For travelers, this is not just another outage. It is part of a pattern showing how modern airline operations depend on unseen technology partners that can suddenly fail. It also reinforces how closely linked Alaska and Hawaiian now are, both in brand and infrastructure.
For Hawaii, the timing is especially sensitive. The islands’ visitor traffic relies heavily on digital systems that enable check-in, baggage handling, and scheduling across the Pacific. When those systems break, the effect reaches far beyond Seattle or Portland—it reaches Maui, Honolulu, Kona, and Lihue.
Have you tried to check in or fly today on Alaska or Hawaiian? What was your experience?
Get Breaking Hawaii Travel News








I for one don’t believe in government over reach. That said, I think the FAA should mandate that all airlines that are dependent on MS Azure, AWS or any online data service have an automated back up system that kicks in upon the primary system failure.
I would love to hear how a “locally controlled” Hawaiian would have dealt with a cloud services outage better, since it’s alluded to in this blog post but never actually explained.
Yep, got stuck with that nightmare trying to check in online in Kauai Tuesday. Finally went to the airport early in the day to avoid any last minute crush. Kiosks not working, but fortunately the counters weren’t busy. We were sadly on Hawaiian Airlines last flight from HNL to LAX upon landing the merge was complete.
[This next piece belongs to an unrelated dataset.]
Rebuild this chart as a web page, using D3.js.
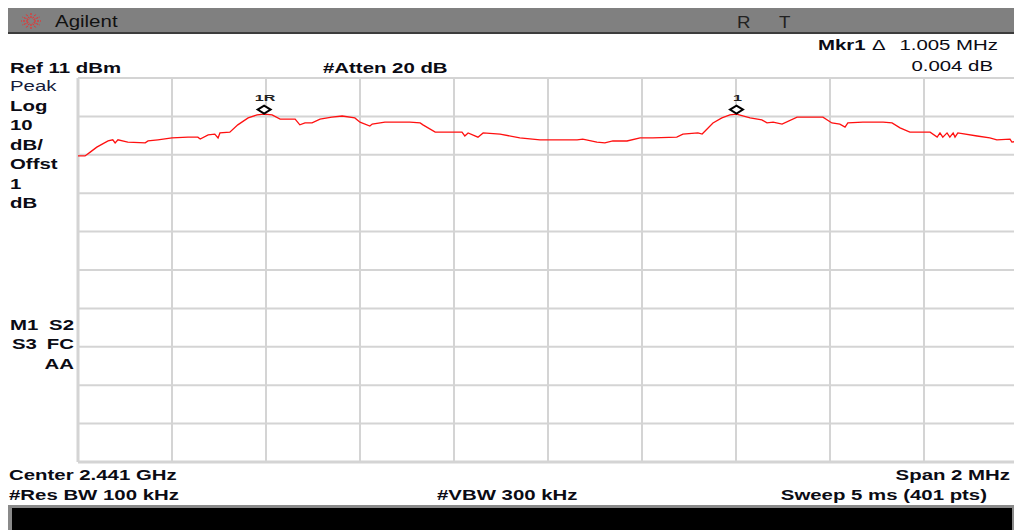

Regarding Alaska, Hawaii app and Internet failures with Azure: I understand yesterday was the big mess. However, today, Wednesday the 29th. I can’t get onto the website or sign in onthe app. The website will let you on if you want to book a flight, but you can’t sign in. You can’t check your trips. You can’t check in… Big problem! Really holding the faith that they will work this out but meanwhile… Yeah, it’s messy
What happened to being able to see what seats are available on your Hawaiian flight. It seems you can only see them after you pay for the flight.
Thank Alaska Airlines for that. Been going on for a while.
No, you don’t have to pay for the flight first. Once you select your flights, the next set of screens will offer seat selection and after that it takes you to the final payment page.
Yes but we would like to see what seats are available prior to even making the reservation. Other airlines have this capability on their website. Why not Alaska?